Esse é o estágio lamentável de consciência empobrecida a que chegamos — emergindo de bases ideológicas, filosóficas ou religiosas moralmente questionáveis e profundamente tendenciosas. Governantes promovem a exclusão, em vez da inclusão e da justiça social, numa realidade em que a imparcialidade é um sonho raro, perseguido por poucos que ainda não sucumbiram à loucura generalizada contrária à razão, à lógica e à decência.
Opressores e exploradores refinam leis e mecanismos cada vez mais sofisticados para a dominação eficiente. Mantêm o controle sobre as massas, que trabalham quase metade do ano para financiar o luxo, o desperdício e a ostentação de quadrilhas corruptas camufladas sob o manto da institucionalidade. Zombam e riem de multidões subservientes, cegas pela ignorância, crédulas demais e ingenuamente alheias às tramas indecentes tramadas nos bastidores do poder — por canalhas que infestam e corrompem todo fluxo de pensamento, crença religiosa, ideologia e partido político.

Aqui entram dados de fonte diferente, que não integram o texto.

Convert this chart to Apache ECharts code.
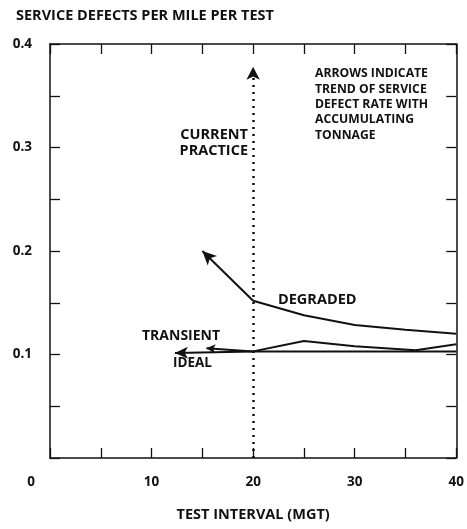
<!DOCTYPE html>
<html>
<head>
<meta charset="utf-8">
<script src="https://cdn.jsdelivr.net/npm/echarts@6/dist/echarts.min.js"></script>
<style>
  html, body { margin: 0; padding: 0; background: #fff; }
  #chart { width: 467px; height: 529px; }
</style>
</head>
<body>
<div id="chart"></div>
<script>
// Test interval (MGT) for each curve's points
const degradedX = [20, 25, 30, 35, 40];
const degradedY = [0.152, 0.138, 0.1285, 0.124, 0.12];
const transientX = [20, 25, 30, 36, 40];
const transientY = [0.103, 0.113, 0.108, 0.104, 0.110];
const idealX = [20, 40];
const idealY = [0.103, 0.103];

// Trend arrows: [fromX, fromY, toX, toY]
const degradedArrow = [20, 0.152, 15, 0.2];
const transientArrow = [20, 0.103, 15.4, 0.106];
const idealArrow = [20, 0.103, 12.3, 0.1015];
const practiceArrow = [20, 0, 20, 0.378];

const xTickLabels = ['0', '10', '20', '30', '40'];
const yTickLabels = ['0.1', '0.2', '0.3', '0.4'];

const FONT = '"Open Sans", "DejaVu Sans", sans-serif';
const INK = '#111';

function pairs(xs, ys) { return xs.map((x, i) => [x, ys[i]]); }
function arrowLine(a) {
  return [[{ coord: [a[0], a[1]] }, { coord: [a[2], a[3]] }]];
}

const chart = echarts.init(document.getElementById('chart'));

const labelFont = { fontFamily: FONT, fontWeight: 'bold', fontSize: 13.5, color: INK };

const baseX = {
  type: 'value', min: 0, max: 40, interval: 5,
  axisLine: { show: true, onZero: false, lineStyle: { color: INK, width: 1.5 } },
  axisTick: { show: true, inside: true, length: 10, lineStyle: { color: INK, width: 1.3 } },
  splitLine: { show: false }
};
const baseY = {
  type: 'value', min: 0, max: 0.4, interval: 0.05,
  axisLine: { show: true, onZero: false, lineStyle: { color: INK, width: 1.5 } },
  axisTick: { show: true, inside: true, length: 10, lineStyle: { color: INK, width: 1.3 } },
  splitLine: { show: false }
};

const lineSeries = (name, data) => ({
  name, type: 'line', data, symbol: 'none', smooth: false,
  lineStyle: { color: INK, width: 2 }, z: 3
});

const arrowMark = (a, size) => ({
  silent: true,
  symbol: ['none', 'arrow'],
  symbolSize: size,
  label: { show: false },
  lineStyle: { color: INK, width: 2, type: 'solid' },
  data: arrowLine(a)
});

chart.setOption({
  animation: false,
  backgroundColor: '#fff',
  title: {
    text: 'SERVICE DEFECTS PER MILE PER TEST',
    left: 11, top: 3,
    textStyle: { fontFamily: FONT, fontWeight: 'bold', fontSize: 14.5, color: INK }
  },
  grid: { left: 50, right: 8, top: 44, bottom: 71 },
  xAxis: [
    Object.assign({}, baseX, {
      position: 'bottom',
      name: 'TEST INTERVAL (MGT)',
      nameLocation: 'middle',
      nameGap: 49,
      nameTextStyle: Object.assign({}, labelFont, { fontSize: 14.5 }),
      axisLabel: Object.assign({}, labelFont, {
        margin: 17,
        formatter: v => {
          const s = String(v);
          if (!xTickLabels.includes(s)) return '';
          return v === 0 ? '{z|' + s + '}' : s;
        },
        rich: { z: Object.assign({}, labelFont, { padding: [0, 38, 0, 0] }) }
      })
    }),
    Object.assign({}, baseX, { position: 'top', axisLabel: { show: false } })
  ],
  yAxis: [
    Object.assign({}, baseY, {
      position: 'left',
      axisLabel: Object.assign({}, labelFont, {
        margin: 18,
        formatter: v => {
          const s = (Math.round(v * 100) / 100).toString();
          return yTickLabels.includes(s) ? s : '';
        }
      })
    }),
    Object.assign({}, baseY, { position: 'right', axisLabel: { show: false } })
  ],
  series: [
    Object.assign(lineSeries('DEGRADED', pairs(degradedX, degradedY)), {
      markLine: arrowMark(degradedArrow, [10, 14])
    }),
    Object.assign(lineSeries('TRANSIENT', pairs(transientX, transientY)), {
      markLine: arrowMark(transientArrow, [7, 9])
    }),
    Object.assign(lineSeries('IDEAL', pairs(idealX, idealY)), {
      markLine: arrowMark(idealArrow, [9, 13])
    }),
    {
      name: 'CURRENT PRACTICE', type: 'line', data: [], symbol: 'none',
      markLine: {
        silent: true,
        symbol: ['none', 'arrow'],
        symbolSize: [10, 13],
        label: { show: false },
        lineStyle: { color: INK, width: 2.5, type: [2, 5] },
        data: arrowLine(practiceArrow)
      }
    }
  ],
  graphic: [
    {
      type: 'text', left: 315, top: 66,
      style: {
        text: 'ARROWS INDICATE\nTREND OF SERVICE\nDEFECT RATE WITH\nACCUMULATING\nTONNAGE',
        font: 'bold 12.2px ' + FONT, fill: INK, lineHeight: 15.4
      }
    },
    {
      type: 'text', right: 467 - 248, top: 127,
      style: {
        text: 'CURRENT\nPRACTICE', textAlign: 'right',
        font: 'bold 14.5px ' + FONT, fill: INK, lineHeight: 16
      }
    },
    {
      type: 'text', left: 278, top: 292,
      style: { text: 'DEGRADED', font: 'bold 14.5px ' + FONT, fill: INK }
    },
    {
      type: 'text', left: 142, top: 329,
      style: { text: 'TRANSIENT', font: 'bold 14px ' + FONT, fill: INK }
    },
    {
      type: 'text', left: 173, top: 356,
      style: { text: 'IDEAL', font: 'bold 13.5px ' + FONT, fill: INK }
    }
  ]
});
</script>
</body>
</html>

“O caminho da sabedoria, rejeitado por tolos e ignorantes, começa quando escolhemos ouvir, manter a mente aberta e continuar aprendendo — não importa o quanto achemos que já sabemos. Os homens que marcaram a história da humanidade foram tolerantes, dispostos a ouvir e prontos para compartilhar ideias.”
Comentário:
Sua reflexão retrata de forma admirável a realidade da humanidade e o comportamento das elites, que se beneficiam de forma egoísta e impiedosa ao submeter outros a vidas de sofrimento. É uma satisfação doentia, egoísta e inconsequente, destruindo nossa própria espécie e o planeta que tão generosamente nos abriga. Seu artigo descreve bem essa triste constatação. Parabéns, caro Samuel Saraiva.
— José Guedes, advogado, ex-prefeito de Porto Velho e ex-deputado federal constituinte.